Science Fiction gets up to speed

kw: book reviews, science fiction, anthologies, victorian era, collections

I grew up reading Victorian-era science fiction and semi-fantastic fiction. Tales by Jules Verne, Arthur Conan Doyle, Edgar Rice Burroughs, Edgar Allan Poe, H.G. Wells, Rudyard Kipling and others of the era filled my imagination. Upon reading Frankenstein Dreams: A Connoisseur's Collection of Victorian Science Fiction, edited by Michael Sims, I find myself amused at my reaction to language that now seems stilted and wordy. Such writing was the magic carpet of my imagination in my pre-teens and teens.

This nGram chart shows a trend that explains much of it:

From Project Gutenberg I downloaded the text to Twenty Thousand Leagues Under the Sea, by Jules Verne. About 0.73% of the words are "which" (~770/106,000). His style of writing (or the English translation thereof) was entirely typical of the first half of the 1800's.

In the early 1900's Ernest Hemingway went on a "which hunt" in his writing, practically eliminated coordinating clauses, and transformed English language style. The Old Man and the Sea, ¼ as long as 20,000 Leagues, contains just 13 instances of "which", or 0.05%. As the chart shows, most writers of the late Twentieth Century, though their writing is briefer than Victorian-era writing, still use "which" about five times as much as Hemingway did.

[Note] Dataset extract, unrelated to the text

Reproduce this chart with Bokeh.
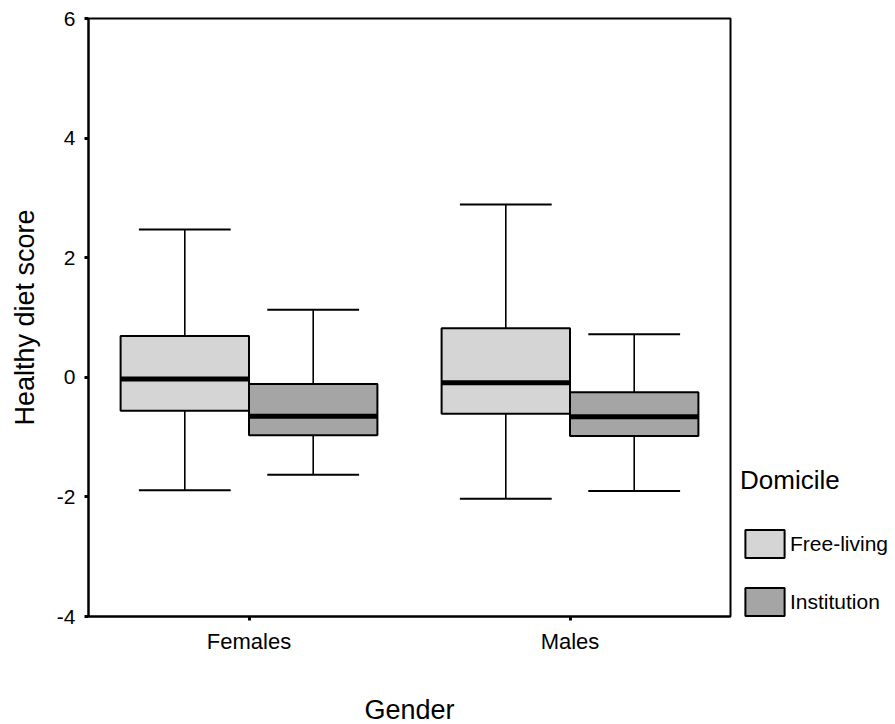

Syntax and style aside, when the ideas are compelling, I am still drawn along, and thoroughly enjoy the story. The book introduced me to a dozen writers of the era that I hadn't heard of before. I find a few just too boring, but Grant Allen ("The Thames Valley Catastrophe") and E. Nesbit ("The Five Senses"), in particular, produced compelling writing to clothe their unique ideas.

The collection shows the roots of the several sub-genres of science fiction. Mary Shelley's Frankenstein, or the Modern Prometheus was not the first tale of scientific hubris and its penalty, but it is easily the keystone of the genre. By the way, I suspect nearly everyone has seen the Hollywood version of Frankenstein, with a nearly mute, grunting "monster", but how many know that most of the book is written as the narrative of the creature to its creator, Victor Frankenstein? Similarly, while early movies about Tarzan have Johnny Weismuller saying little more than "Me Tarzan, you Jane", the Tarzan of the book (Lord Greystoke) was a very literate, multi-lingual sophisticate. But that's the trouble with early fiction. The narrators and characters are wordy and even erudite, and if scriptwriters put in all the authors' dialogue, a typical Tarzan flick would last 4-5 hours.